Late Fragment (Thursday at 9pm and Saturday at 2pm), from Canada, is designed to allow the audience to have its say in the narrative. The interactive presentation focuses on the lives of three strangers, whose quests for justice are influenced by viewers with access to a remote control.
During matinees, Camera 12 will offer a mix of short films, particularly moving images derived from video-game engines, and so-called "pocket cinema," i.e., short pieces done on mobile technology. Much of it is machinima, a species of animation created from the foggy memories of decayed and rewired video games. (San Jose's M. Strange is one of the memorable figures in the field.) Cory Arcangel, one of the participants in the 01SJ film séances, is famous for his short film of Super Mario; the game star suffers in existential crisis, paralyzed by doubt in the center of fields of strobing, retina-burning colors. Also in the show is work by Peggy Ahwesh, whose video-game distilled She Puppet showed at "The Brides of Frankenstein" exhibition at the San Jose Museum of Art in 2005.

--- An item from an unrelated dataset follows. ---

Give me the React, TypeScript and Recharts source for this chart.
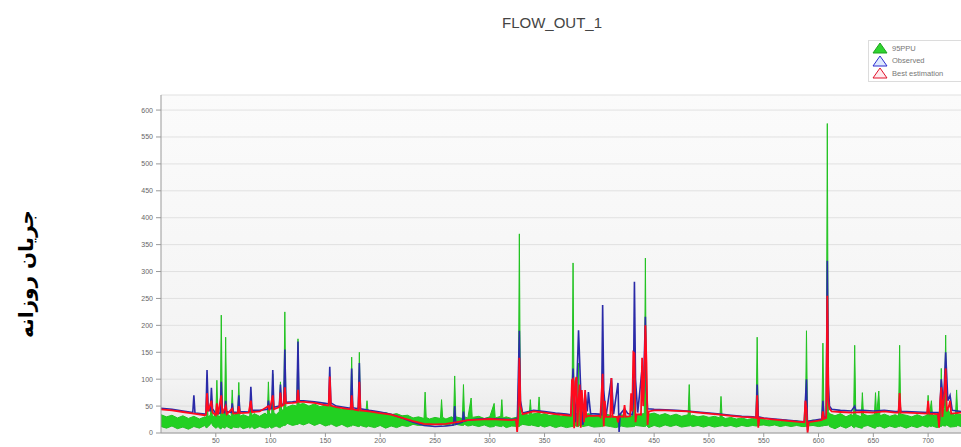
import { Area, CartesianGrid, ComposedChart, Line, XAxis, YAxis } from "recharts";

// 95PPU band: [day, lower, upper]
const ppuBand: [number, number, number][] = [
  [0, 12, 34], [5, 9, 30], [10, 13, 33], [15, 8, 28], [20, 11, 32], [25, 7, 27], [30, 12, 31], [35, 9, 26],
  [40, 14, 30], [41, 10, 28], [42, 10, 60], [43, 12, 30], [45, 16, 33], [46, 20, 50], [47, 14, 30], [50, 9, 34],
  [51, 10, 98], [52, 12, 32], [54, 8, 30], [55, 8, 219], [56, 11, 40], [58, 9, 35], [59, 10, 178], [60, 12, 36],
  [64, 8, 30], [65, 9, 80], [66, 11, 33], [70, 10, 36], [71, 10, 94], [72, 12, 31], [75, 8, 34], [80, 11, 30],
  [81, 9, 33], [82, 10, 70], [83, 12, 32], [85, 8, 36], [90, 12, 31], [95, 9, 37], [97, 10, 33], [98, 10, 95],
  [99, 12, 35], [101, 9, 36], [102, 10, 110], [103, 11, 38], [105, 13, 34], [108, 10, 40], [109, 10, 95], [110, 12, 42],
  [112, 14, 44], [113, 14, 225], [114, 15, 46], [115, 18, 48], [120, 14, 52], [124, 16, 50], [125, 16, 175], [126, 18, 53],
  [130, 15, 55], [135, 19, 50], [140, 14, 54], [145, 18, 49], [150, 13, 52], [153, 15, 48], [154, 15, 80], [155, 17, 50],
  [160, 12, 47], [165, 16, 44], [170, 11, 46], [173, 13, 42], [174, 13, 141], [175, 15, 44], [180, 12, 43], [181, 12, 150],
  [182, 14, 41], [187, 11, 40], [188, 11, 60], [189, 13, 38], [195, 10, 40], [200, 14, 36], [205, 9, 38], [210, 13, 34],
  [215, 10, 36], [220, 14, 32], [225, 12, 33], [230, 16, 28], [235, 14, 30], [240, 15, 27], [241, 15, 76], [242, 16, 29],
  [245, 14, 26], [250, 16, 29], [255, 15, 27], [256, 15, 62], [257, 16, 29], [260, 14, 26], [265, 17, 30], [267, 15, 28],
  [268, 15, 106], [269, 16, 30], [275, 14, 27], [276, 14, 90], [277, 16, 30], [280, 13, 28], [283, 14, 65], [284, 15, 29],
  [290, 12, 31], [295, 15, 27], [300, 11, 30], [304, 12, 55], [305, 14, 28], [310, 12, 31], [311, 12, 62], [312, 14, 28],
  [315, 10, 30], [320, 13, 27], [326, 12, 30], [327, 12, 370], [328, 14, 34], [330, 16, 36], [336, 14, 33], [337, 14, 62],
  [338, 15, 35], [344, 12, 37], [345, 12, 67], [346, 14, 34], [350, 11, 36], [355, 14, 32], [360, 10, 35], [365, 13, 31],
  [370, 10, 33], [375, 12, 32], [376, 12, 316], [377, 14, 40], [380, 12, 35], [381, 12, 130], [382, 14, 38], [385, 12, 33],
  [390, 14, 36], [395, 11, 32], [402, 12, 34], [403, 12, 140], [404, 14, 36], [410, 12, 33], [415, 10, 30], [420, 13, 34],
  [425, 11, 31], [431, 12, 32], [432, 12, 160], [433, 14, 34], [441, 12, 36], [442, 12, 325], [443, 14, 40], [445, 10, 35],
  [450, 14, 37], [455, 11, 33], [460, 15, 36], [465, 12, 32], [470, 15, 35], [475, 11, 31], [481, 13, 34], [482, 13, 90],
  [483, 14, 31], [485, 12, 33], [490, 14, 30], [495, 11, 32], [500, 14, 29], [505, 11, 31], [510, 13, 28], [511, 13, 68],
  [512, 14, 30], [515, 12, 27], [520, 14, 29], [525, 11, 26], [530, 14, 28], [535, 12, 25], [540, 14, 27], [543, 13, 26],
  [544, 13, 178], [545, 14, 28], [550, 15, 25], [555, 13, 23], [560, 15, 25], [565, 12, 22], [570, 14, 24], [575, 12, 21],
  [580, 14, 23], [585, 12, 20], [588, 12, 21], [589, 12, 190], [590, 13, 22], [595, 14, 24], [600, 12, 22], [603, 13, 24],
  [604, 13, 167], [605, 14, 28], [607, 14, 30], [608, 14, 575], [609, 16, 40], [610, 12, 36], [615, 8, 32], [620, 13, 36],
  [625, 9, 30], [630, 14, 35], [632, 10, 31], [633, 10, 163], [634, 12, 34], [639, 9, 30], [640, 9, 75], [641, 12, 35],
  [645, 14, 32], [651, 9, 34], [652, 9, 75], [653, 12, 33], [655, 12, 78], [656, 13, 32], [660, 9, 35], [665, 13, 31],
  [670, 10, 34], [673, 12, 31], [674, 12, 163], [675, 13, 35], [680, 9, 33], [685, 13, 30], [690, 10, 34], [695, 14, 30],
  [699, 11, 33], [700, 11, 70], [701, 13, 31], [703, 12, 60], [704, 13, 32], [708, 10, 34], [711, 12, 35], [712, 12, 120],
  [713, 14, 40], [715, 13, 45], [716, 13, 182], [717, 15, 50], [720, 11, 36], [725, 12, 33], [726, 12, 80], [727, 14, 35],
  [730, 12, 34],
];

// Observed: [day, flow]
const observed: [number, number][] = [
  [0, 46], [10, 44], [20, 41], [29, 38], [30, 70], [31, 37], [40, 35], [41, 36], [42, 117], [43, 50], [45, 40], [46, 84],
  [47, 45], [50, 36], [54, 37], [55, 95], [56, 40], [58, 38], [59, 60], [60, 40], [64, 38], [65, 55], [66, 39], [70, 38],
  [71, 70], [72, 40], [80, 39], [81, 40], [82, 86], [83, 42], [90, 42], [97, 44], [98, 60], [99, 45], [101, 45], [102, 117],
  [103, 48], [108, 50], [109, 90], [110, 52], [112, 54], [113, 155], [114, 57], [120, 58], [124, 59], [125, 170], [126, 60],
  [130, 60], [140, 58], [150, 55], [153, 54], [154, 123], [155, 56], [160, 50], [170, 47], [173, 46], [174, 120], [175, 47],
  [180, 45], [181, 130], [182, 45], [190, 42], [200, 39], [210, 35], [220, 28], [230, 20], [240, 14], [250, 12], [260, 13],
  [267, 15], [268, 50], [269, 16], [275, 20], [276, 40], [277, 22], [280, 24], [290, 26], [300, 27], [310, 26], [320, 25],
  [324, 26], [325, 10], [327, 190], [328, 60], [330, 37], [340, 42], [350, 40], [360, 37], [370, 35], [374, 34], [376, 120],
  [378, 20], [379, 60], [381, 191], [383, 80], [385, 15], [387, 75], [389, 40], [390, 76], [392, 36], [400, 35], [402, 34],
  [403, 238], [404, 80], [406, 30], [411, 102], [413, 35], [417, 93], [418, 2], [419, 35], [423, 45], [426, 36], [430, 34],
  [431, 60], [432, 281], [433, 100], [435, 38], [439, 120], [440, 60], [442, 216], [443, 80], [444, 45], [450, 44], [460, 43],
  [470, 42], [480, 41], [490, 39], [500, 37], [510, 35], [520, 33], [530, 31], [540, 30], [543, 29], [544, 90], [545, 30],
  [550, 28], [560, 26], [570, 24], [580, 22], [587, 21], [589, 100], [590, 5], [591, 22], [600, 25], [603, 26], [604, 60],
  [605, 28], [607, 30], [608, 320], [609, 90], [610, 50], [612, 44], [620, 42], [630, 41], [633, 50], [634, 42], [640, 42],
  [650, 41], [660, 42], [670, 40], [673, 40], [674, 60], [675, 40], [680, 40], [690, 39], [700, 38], [709, 38], [710, 15],
  [712, 100], [714, 50], [716, 150], [718, 60], [720, 70], [722, 42], [730, 40],
];

// Best estimation: [day, flow]
const bestEstimation: [number, number][] = [
  [0, 44], [10, 42], [20, 39], [30, 36], [40, 33], [41, 34], [42, 74], [43, 40], [46, 60], [47, 38], [50, 33], [51, 55],
  [52, 34], [55, 70], [56, 36], [59, 50], [60, 35], [65, 45], [66, 36], [70, 37], [71, 50], [72, 37], [80, 38], [82, 60],
  [83, 39], [90, 40], [98, 50], [99, 42], [102, 70], [103, 44], [108, 48], [109, 75], [110, 50], [112, 52], [113, 85],
  [114, 55], [120, 56], [124, 57], [125, 80], [126, 58], [130, 58], [140, 56], [150, 52], [153, 51], [154, 105], [155, 51],
  [160, 48], [170, 45], [173, 44], [174, 70], [175, 44], [180, 42], [181, 95], [182, 42], [190, 40], [200, 37], [210, 34],
  [220, 28], [230, 22], [240, 17], [250, 16], [260, 17], [270, 20], [280, 24], [290, 25], [300, 26], [310, 25], [320, 24],
  [324, 25], [325, 2], [326, 30], [327, 140], [328, 50], [330, 35], [340, 40], [350, 38], [360, 35], [370, 33], [374, 32],
  [375, 98], [376, 100], [377, 9], [378, 95], [379, 104], [380, 12], [381, 60], [382, 90], [383, 10], [384, 80], [386, 20],
  [387, 80], [388, 30], [390, 32], [400, 32], [401, 30], [402, 74], [403, 110], [404, 12], [405, 60], [406, 30], [410, 30],
  [411, 102], [412, 30], [416, 30], [417, 20], [418, 31], [422, 30], [423, 52], [424, 30], [428, 31], [429, 74], [430, 40],
  [431, 150], [432, 148], [433, 20], [434, 35], [438, 34], [439, 140], [440, 50], [441, 100], [442, 200], [443, 130],
  [444, 15], [445, 40], [450, 42], [460, 42], [470, 41], [480, 40], [490, 38], [500, 36], [510, 34], [520, 32], [530, 30],
  [540, 29], [543, 28], [544, 70], [545, 10], [546, 28], [550, 27], [560, 25], [570, 23], [580, 21], [587, 20], [588, 60],
  [589, 45], [590, 0], [591, 20], [600, 23], [603, 24], [604, 40], [605, 26], [607, 28], [608, 255], [609, 60], [610, 45],
  [612, 40], [620, 39], [630, 38], [640, 39], [650, 38], [660, 40], [670, 38], [673, 38], [674, 74], [675, 38], [680, 38],
  [690, 37], [699, 36], [700, 60], [701, 36], [709, 35], [710, 10], [711, 60], [712, 85], [713, 30], [715, 80], [716, 120],
  [717, 40], [719, 50], [720, 60], [721, 36], [730, 38],
];

const xTicks = [50, 100, 150, 200, 250, 300, 350, 400, 450, 500, 550, 600, 650, 700];
const yTicks = [0, 50, 100, 150, 200, 250, 300, 350, 400, 450, 500, 550, 600];
const legendItems = [
  { label: "95PPU", stroke: "#1fa31f", fill: "#2fd42f" },
  { label: "Observed", stroke: "#2b2bd0", fill: "#dde8ff" },
  { label: "Best estimation", stroke: "#e0102a", fill: "#ffe8ec" },
];

const ppuData = ppuBand.map(([day, lo, hi]) => ({ day, band: [lo, hi] }));
const obsData = observed.map(([day, value]) => ({ day, value }));
const bestData = bestEstimation.map(([day, value]) => ({ day, value }));

const tickStyle = { fontSize: 7, fill: "#666", fontFamily: "Liberation Sans, Arial, sans-serif" };

export default function App() {
  return (
    <div style={{ position: "absolute", left: 0, top: 0, width: 961, height: 447, background: "#fff", overflow: "hidden" }}>
      <div
        style={{
          position: "absolute",
          left: 552,
          top: 22,
          transform: "translate(-50%, -50%)",
          fontFamily: "Liberation Sans, Arial, sans-serif",
          fontSize: 15,
          color: "#444",
          whiteSpace: "nowrap",
        }}
      >
        FLOW_OUT_1
      </div>
      <div
        style={{
          position: "absolute",
          left: 26,
          top: 274,
          transform: "translate(-50%, -50%) rotate(-90deg)",
          fontFamily: "DejaVu Sans, sans-serif",
          fontWeight: "bold",
          fontSize: 20,
          direction: "rtl",
          whiteSpace: "nowrap",
          color: "#000",
        }}
      >
        جریان روزانه
      </div>
      <div
        style={{
          position: "absolute",
          left: 868,
          top: 40,
          width: 100,
          height: 40,
          border: "1px solid #dcdcdc",
          background: "#fff",
          fontFamily: "Liberation Sans, Arial, sans-serif",
          fontSize: 7.5,
          color: "#777",
        }}
      >
        {legendItems.map((it, i) => (
          <div key={it.label} style={{ position: "absolute", left: 3, top: 1 + i * 12.5, display: "flex", alignItems: "center" }}>
            <svg width={16} height={12}>
              <polygon points="8,1 15,11 1,11" fill={it.fill} stroke={it.stroke} strokeWidth={1} />
            </svg>
            <span style={{ marginLeft: 4 }}>{it.label}</span>
          </div>
        ))}
      </div>
      <ComposedChart width={961} height={447} margin={{ top: 95, right: 0, left: 0, bottom: 0 }}>
        <defs>
          <linearGradient id="plotBg" x1="0" y1="0" x2="0" y2="1">
            <stop offset="0%" stopColor="#fbfbfb" />
            <stop offset="85%" stopColor="#f3f3f3" />
            <stop offset="100%" stopColor="#e6e6e6" />
          </linearGradient>
        </defs>
        <CartesianGrid vertical={false} stroke="#e1e1e1" fill="url(#plotBg)" />
        <XAxis
          dataKey="day"
          type="number"
          domain={[0, 728]}
          ticks={xTicks}
          allowDuplicatedCategory={false}
          height={14}
          tick={tickStyle}
          tickSize={4}
          tickMargin={1}
          stroke="#999"
        />
        <YAxis
          type="number"
          domain={[0, 628]}
          ticks={yTicks}
          width={161}
          tick={tickStyle}
          tickSize={5}
          tickMargin={3}
          stroke="#999"
          allowDataOverflow
        />
        <Area
          data={ppuData}
          dataKey="band"
          type="linear"
          stroke="#22c322"
          strokeWidth={1}
          fill="#22d022"
          fillOpacity={1}
          isAnimationActive={false}
          dot={false}
          activeDot={false}
        />
        <Line
          data={obsData}
          dataKey="value"
          type="linear"
          stroke="#2a2aa8"
          strokeWidth={1.6}
          dot={false}
          activeDot={false}
          isAnimationActive={false}
        />
        <Line
          data={bestData}
          dataKey="value"
          type="linear"
          stroke="#ff0a1e"
          strokeWidth={1.8}
          dot={false}
          activeDot={false}
          isAnimationActive={false}
        />
      </ComposedChart>
    </div>
  );
}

As for Pocket Cinema, it's still in its infancy. Since Deitz is a curator, I did want to find out if there had been a D.W. Griffith of the Bat-Phone yet. "It's an emerging form, in my experience, but still very evocative," he replies." Giselle Beiguelman from Brazil takes images from her cell phone wherever she lands somewhere. It's very effective. There's more to the cell-phone photos than just standing in front of one and saying hi to Mom. I've yet to see Beiguelman's cell-phone art, but her ultra-high-speed appropriations of Hanna-Barbera and other '60s cartoons are visible on YouTube as Born2Kill. The melding of slapstick buffoonery and cheap-ass superhero imagery, scored to the Clash's "Know Your Rights," turns out to be a uniquely powerful anti-military message.
Natalie Bookchin has been sampling imagery from online security cameras for years to reproduce what she calls "the asynchronous time of the Internet." Meanwhile, artists Thomson + Craighead will be represented during the shorts fest. Previously, the two invented a time machine that delivers light from the island of Tonga, on the far side of the International Date Line. Light From Tomorrow is the title of this device, but it could sum up the entirety of the films at 01.
FUTURE FILMS show Wednesday–Saturday (June 4–7), 2–10pm and Sunday (June 8), 2–5pm, at Camera 12, 201 S. Second St., in downtown San Jose. Tickets are $10.